Sunday, July 6, 2008

Subway Magic

It's official: I am totally in love with the New York Subway System. Firstly, I am beside myself to get a break from driving, paying for gas and car expenses, etc. etc. $80 a month for unlimited rides all the time sounds like the deal of the century from where I'm sitting. While other locals pass the time on the train listening to their favorite new tunes on their ipods (in fact I have been shocked with the diverse population of avid ipod users, from blue collar workers to elementary schoolers) or immersing themselves in a book or magazine, I pass the time by watching them. Not in a scary stalker way (I hope) I just see stories all around and I don't want to miss any of them (plus I have found on the occasion or two that I have started some reading I have ended up missing my stop).
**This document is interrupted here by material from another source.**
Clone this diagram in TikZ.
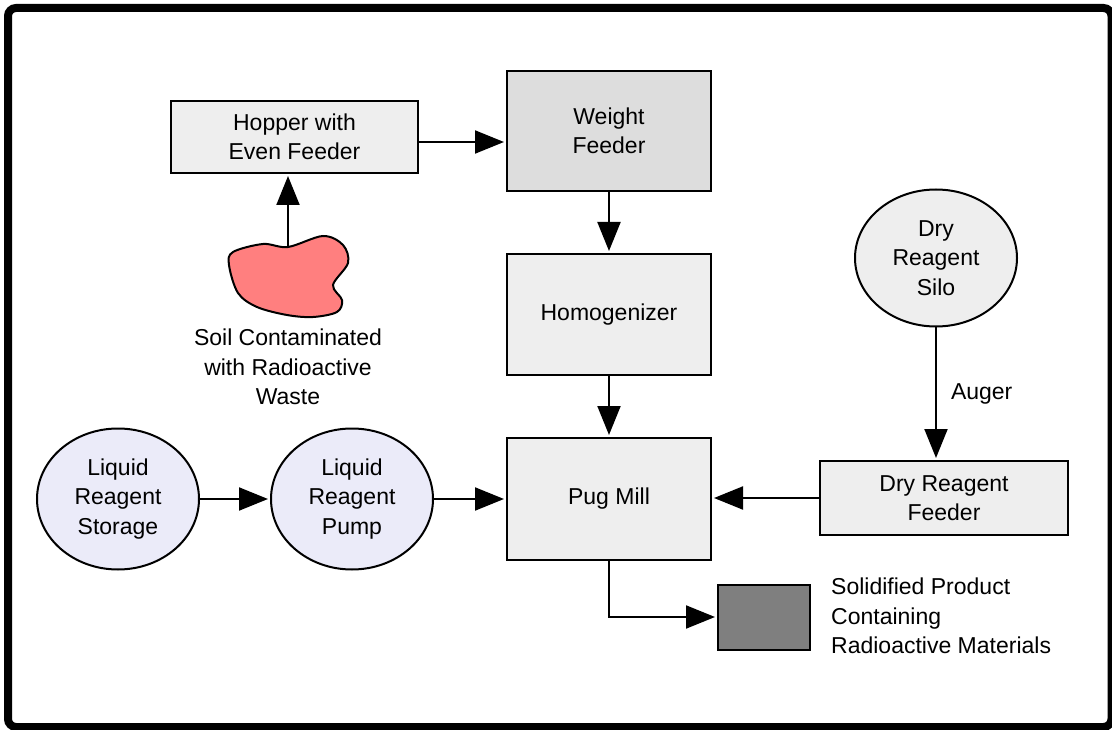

When my mom was in town a couple of men trudged onto the subway, one fairly well dressed sort of dragging the other pretty bedraggled looking one along. The bedraggled one, we'll call him Paulo, was just barely hanging on, and he seemed to have a really sad look on his face. The spiffier one, we'll call Jefe, kept trying to reassure him and looked up a couple of times and just kind of smiled and shrugged over the state of his friend. I became dismayed because Paulo was sort of swaying right over my mom's infamous curly hair and I was convinced for several minutes that he was going to wretch all over her. He eventually grabbed on to another handle on the other side of the car, his friend (or lover?) all the while trying to console him. Mom and I both studied him the better part of the ride and neither one of us could figure out if something utterly horrible had just happened to him or if he had had one (or seven) too many. I invented the story that they had been at a dinner party, and while they were there he had gotten a call that his favorite grandmother was deathly ill in the hospital and probably wouldn't recover. Mom thought maybe Jefe had just broken up with Paulo, or at least someone had just broken his heart mightily. Sigh. I guess we will never know the truth.
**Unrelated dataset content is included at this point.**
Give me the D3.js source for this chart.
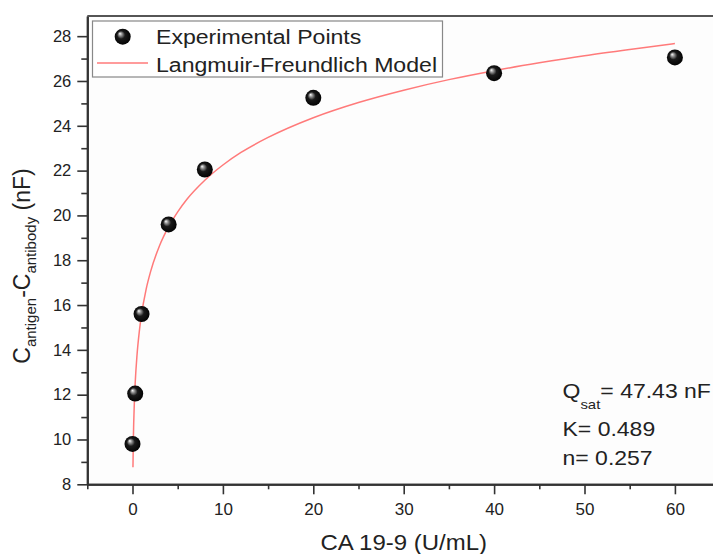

Another thing worth mentioning (I'm just getting warmed up) are the wonderful art installations. I had no idea how many glorious creations they had been putting up in stations around the city for the past 23 years (the city started a program in 1985 to help fund these artists endeavors and have been slowly adding more every year)! I have literally stopped in my tracks upon rounding the corner and "discovering" (at least it feels as if you are) some of them. One of the first ones I saw is two stops up from us in Williamburg. The title of the series is "Signs of Life" by Jackie Chang.



Another one that I see a lot is the "Life Underground" series by Tom O'Herness. These are scattered all throughout the Union Square/14th St. stop on the L line, which is the train that takes us from Williamsburg to Manhattan. I can't say that these are my favorite, there's something about them that are a bit perverse. Some of the women creatures look topless to me and others look like they're up to no good. Sort of like lemmings. But metal.



Am I wrong? Do they not seem a bit nefarious?
One of the ones that impressed me most is at the Bryant Park stop, literally right beneath Bryant Park (for those of you who are familiar with Project Runway, I was amused to walk through one day, and the park was bursting with people, and also a huge group of business people, still in the work clothes, doing yoga together on the lawn)...Anyway this installation is so expansive, you have to take several long hallways to get to your train and the mosaic just keeps going and going, these pictures really do not do it justice.


Artist Sam Kunce aptly titled it "Under Bryant Park."
The most surprising one I've seen so far is at the Penn Station stop, only because it is so not what you would expect to find around the subway (if one were to have an expectation about subway art in the first place). It's called "Garden of Circus Delights" by Eric Fishl. Again the pictures do not really do justice to the detail and color that hits you in several different spots.


You really just need to come up and visit and see for yourself.

1 comment :

Gretchen said...

Oh, don't you worry - I'm coming to visit. I don't know when, and I don't know how, but I do know why -to see you, Silly! Love the subway pictures and love your new apartment! Super joie de vivre!